13 MARCH 1869, Page 13

[TO THE EDITOR OF THE "SPECTATOR."]

SIR,—Will you kindly permit me to offer a few remarks in your paper upon the subject of our Lord's Supper :— It appears to me, and I make the confession with the most profound respect for all theologians, that the meaning of Christ's words, "This is my body," has been wrapped up in a great deal of unnecessary mystery. Our Saviour merely repeated an expression to which the Jews were accustomed, in the celebration of the Paschal Supper, viz., "This is the bread of poverty and affliction which our fathers did eat in the land of Egypt." Of course the above language was figurative ; they meant that the bread in the plate represented or commemorated the eating of the bread of poverty and affliction in the land of Egypt ; and so the disciples understood our Saviour's expression, "This is my body," in like manner to be figurative. They asked for no explanation of what would otherwise have been an incomprehensible expression.

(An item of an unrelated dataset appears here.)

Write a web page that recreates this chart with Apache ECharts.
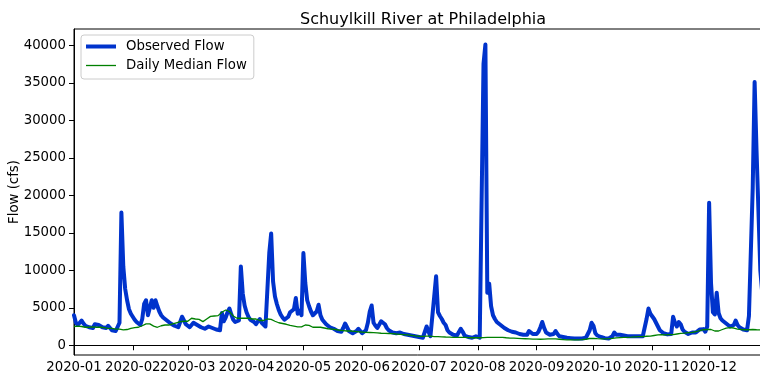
<!DOCTYPE html>
<html><head><meta charset="utf-8">
<script src="https://cdn.jsdelivr.net/npm/echarts@6/dist/echarts.min.js"></script>
<style>html,body{margin:0;padding:0;background:#fff}#c{width:760px;height:379px}</style>
</head><body><div id="c"></div>
<script>
const chartTitle = 'Schuylkill River at Philadelphia';
const yAxisName = 'Flow (cfs)';
const seriesNames = ['Observed Flow', 'Daily Median Flow'];
const startYear = 2020;

// Observed daily flow (cfs), one sub-array per month of 2020
const observedByMonth = [
  [4000,3000,2700,3000,3300,2900,2600,2500,2400,2200,2300,2800,3000,2700,2500,2400,2200,2300,2600,2400,2000,1900,1900,1850,3000,17700,10500,7500,6000,4800,4200],
  [3800,3400,3100,2900,2700,3500,5500,6000,4000,5000,6000,5000,6000,5200,4500,4000,3700,3500,3300,3100,2900,2700,2600,2500,2400,2450,3800,3700,2800],
  [2600,2400,2500,3000,2900,2700,2500,2400,2300,2200,2400,2500,2400,2300,2200,2100,1900,2000,4300,3200,3700,4400,4900,4100,3400,3100,3100,3300,10500,6900,5300],
  [4400,3800,3400,3200,3100,2800,3200,3500,3000,2900,2500,2400,12300,14900,8500,6500,5500,4700,4100,3700,3400,3300,3800,4400,4400,4800,6300,4200,4600,4000],
  [12300,8300,6000,5200,4500,4000,3800,4500,5400,4000,3400,3100,2800,2600,2400,2300,2200,2100,1900,1800,1800,2300,2900,2400,1900,1700,1600,1700,1900,2200,1900],
  [1600,1800,2000,3000,4500,5300,3000,2600,2300,2400,3200,3400,2800,2300,2000,1800,1700,1700,1600,1600,1700,1500,1500,1400,1400,1300,1300,1300,1200,1100],
  [1100,1100,1000,1000,2500,1800,1200,1300,6500,9200,4400,3900,3500,3000,2700,2000,1700,1500,1400,1300,1300,1500,2200,1800,1300,1200,1100,1000,1000,1100,1200],
  [1100,1000,1100,37500,40100,7000,8200,5200,4000,3500,3100,2900,2700,2500,2300,2100,2000,1900,1800,1700,1700,1600,1500,1500,1400,1300,1400,1900,1700,1500,1400],
  [1500,1800,2400,3100,2300,1700,1500,1400,1400,1500,1900,1500,1200,1100,1100,1000,1000,950,950,900,900,900,900,900,900,950,1000,1200,2000,3000],
  [2600,1600,1300,1200,1100,1000,950,900,900,850,1200,1700,1400,1300,1400,1300,1300,1200,1200,1200,1200,1200,1200,1200,1200,1200,1200,1300,3500,4900,4200],
  [4000,3500,3000,2500,2000,1800,1600,1500,1450,1400,1500,3800,3000,2500,3100,2800,2100,1800,1600,1500,1400,1700,1800,1700,1900,2100,1900,2150,1800,2500],
  [19000,8300,4400,4100,7000,4300,3600,3300,3100,2900,2700,2500,2400,2700,3300,2700,2400,2200,2100,2000,2000,3900,4000,21000,35100,26000,18000,10000,7000,5500,4500]
];

// Daily median flow (cfs), one sub-array per month
const medianByMonth = [
  [2500,2450,2550,2600,2500,2450,2400,2350,2400,2500,2450,2350,2400,2500,2400,2300,2350,2300,2250,2300,2250,2200,2150,2100,2150,2100,2050,2000,2100,2150,2250],
  [2300,2350,2300,2400,2500,2600,2700,2850,3000,2850,2700,2550,2450,2400,2500,2600,2650,2700,2650,2700,2800,2850,2900,3000,3100,3150,3250,3200,3000],
  [3200,3450,3600,3550,3500,3600,3450,3300,3150,3300,3500,3700,3850,4000,3900,3800,3950,4200,4400,4550,4700,4750,4500,4200,3900,3700,3600,3650,3600,3550,3600],
  [3650,3600,3550,3500,3600,3500,3400,3300,3250,3300,3400,3500,3550,3450,3350,3200,3100,3000,2950,2900,2850,2800,2700,2650,2600,2550,2500,2450,2400,2450],
  [2550,2700,2850,2650,2500,2400,2450,2400,2350,2400,2350,2300,2250,2200,2200,2150,2100,2100,2050,2000,2000,1950,1950,1900,1950,1900,1850,1850,1800,1800,1780],
  [1760,1750,1720,1700,1700,1680,1680,1650,1650,1620,1600,1600,1580,1580,1570,1560,1550,1520,1500,1480,1460,1450,1420,1400,1380,1350,1320,1280,1250,1220],
  [1200,1180,1180,1200,1220,1240,1220,1180,1160,1150,1150,1140,1130,1120,1100,1100,1080,1070,1060,1060,1050,1050,1040,1040,1050,1040,1020,1000,1000,990,1000],
  [1000,1000,1010,1020,1030,1040,1050,1060,1050,1040,1030,1050,1060,1050,1030,1000,980,960,950,950,940,920,900,890,880,870,860,850,840,830,820],
  [810,800,800,800,810,820,840,850,850,850,840,820,800,780,760,740,720,710,710,710,720,710,710,720,740,760,800,850,900,930],
  [920,900,880,870,860,850,850,860,880,900,920,950,980,1000,1020,1040,1050,1060,1050,1060,1080,1100,1120,1130,1140,1150,1160,1180,1200,1200,1220],
  [1250,1300,1350,1380,1400,1420,1400,1380,1400,1420,1400,1420,1450,1500,1550,1580,1600,1620,1650,1680,1700,1720,1750,1800,1900,1950,2000,2070,2050,2100],
  [2150,2100,2000,1900,1850,1900,2000,2100,2200,2270,2300,2350,2350,2300,2200,2150,2100,2100,2080,2070,2050,2070,2080,2100,2080,2070,2070,2060,2070,2080,2060]
];

const yTicks = [0,5000,10000,15000,20000,25000,30000,35000,40000];

const observedFlow = observedByMonth.flat();
const medianFlow = medianByMonth.flat();

// category labels: one per day of 2020
const dates = [];
observedByMonth.forEach((m, mi) => {
  m.forEach((_, di) => {
    dates.push(startYear + '-' + String(mi + 1).padStart(2, '0') + '-' + String(di + 1).padStart(2, '0'));
  });
});

const font = 'DejaVu Sans';
const isMonthStart = (i, v) => v.slice(8) === '01';

const chart = echarts.init(document.getElementById('c'), null, {renderer: 'canvas'});
chart.setOption({
  animation: false,
  backgroundColor: '#fff',
  title: {
    text: chartTitle, left: 295, top: 7,
    textStyle: {fontFamily: font, fontSize: 16, fontWeight: 'normal', color: '#000'}
  },
  grid: {left: 74, top: 29, width: 692, height: 326, show: true, borderColor: '#000', borderWidth: 1,
         containLabel: false, outerBoundsMode: 'none'},
  legend: {
    orient: 'vertical', left: 81, top: 35, padding: [5, 7, 7, 5],
    itemWidth: 30, itemHeight: 14, itemGap: 6,
    backgroundColor: 'rgba(255,255,255,0.8)', borderColor: '#cccccc', borderWidth: 1, borderRadius: 3,
    textStyle: {fontFamily: font, fontSize: 13.3, color: '#000', padding: [0, 0, 0, 5]},
    data: [
      {name: seriesNames[0], icon: 'path://M0,0H300V40H0Z', itemStyle: {color: '#0033cc'}},
      {name: seriesNames[1], icon: 'path://M0,0H300V13H0Z', itemStyle: {color: '#008000'}}
    ]
  },
  xAxis: {
    type: 'category', data: dates, boundaryGap: false,
    axisLine: {lineStyle: {color: '#000', width: 1}},
    axisTick: {interval: isMonthStart, length: 5, lineStyle: {color: '#000'}},
    axisLabel: {interval: isMonthStart, formatter: v => v.slice(0, 7), color: '#000', fontFamily: font, fontSize: 13.3, margin: 6},
    splitLine: {show: false}
  },
  yAxis: {
    type: 'value', min: -1300, max: 42170,
    name: yAxisName, nameLocation: 'middle', nameGap: 53, nameMoveOverlap: false,
    nameTextStyle: {fontFamily: font, fontSize: 13.3, color: '#000'},
    axisLine: {show: true, lineStyle: {color: '#000', width: 1}},
    axisTick: {show: true, customValues: yTicks, length: 5, lineStyle: {color: '#000'}},
    axisLabel: {customValues: yTicks, formatter: v => String(v), color: '#000', fontFamily: font, fontSize: 13.3, margin: 8},
    splitLine: {show: false}
  },
  series: [
    {name: seriesNames[0], type: 'line', data: observedFlow, symbol: 'none', showSymbol: false,
     lineStyle: {color: '#0033cc', width: 4, cap: 'round', join: 'round'}, itemStyle: {color: '#0033cc'}},
    {name: seriesNames[1], type: 'line', data: medianFlow, symbol: 'none', showSymbol: false,
     lineStyle: {color: '#008000', width: 1.3}, itemStyle: {color: '#008000'}}
  ]
});
</script>
</body></html>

This view of the subject, though stripping the Sacrament of the

miraculous attributes that some suppose it to possess, leaves it, as our Lord intended it should be, a most useful and purifying ordinance, constantly bringing to our minds Christ's sacrifice, our allegiance to Christ, and the necessity of a pure life consistent with the profession of that allegiance.—I am, Sir, Sec., J. J. B.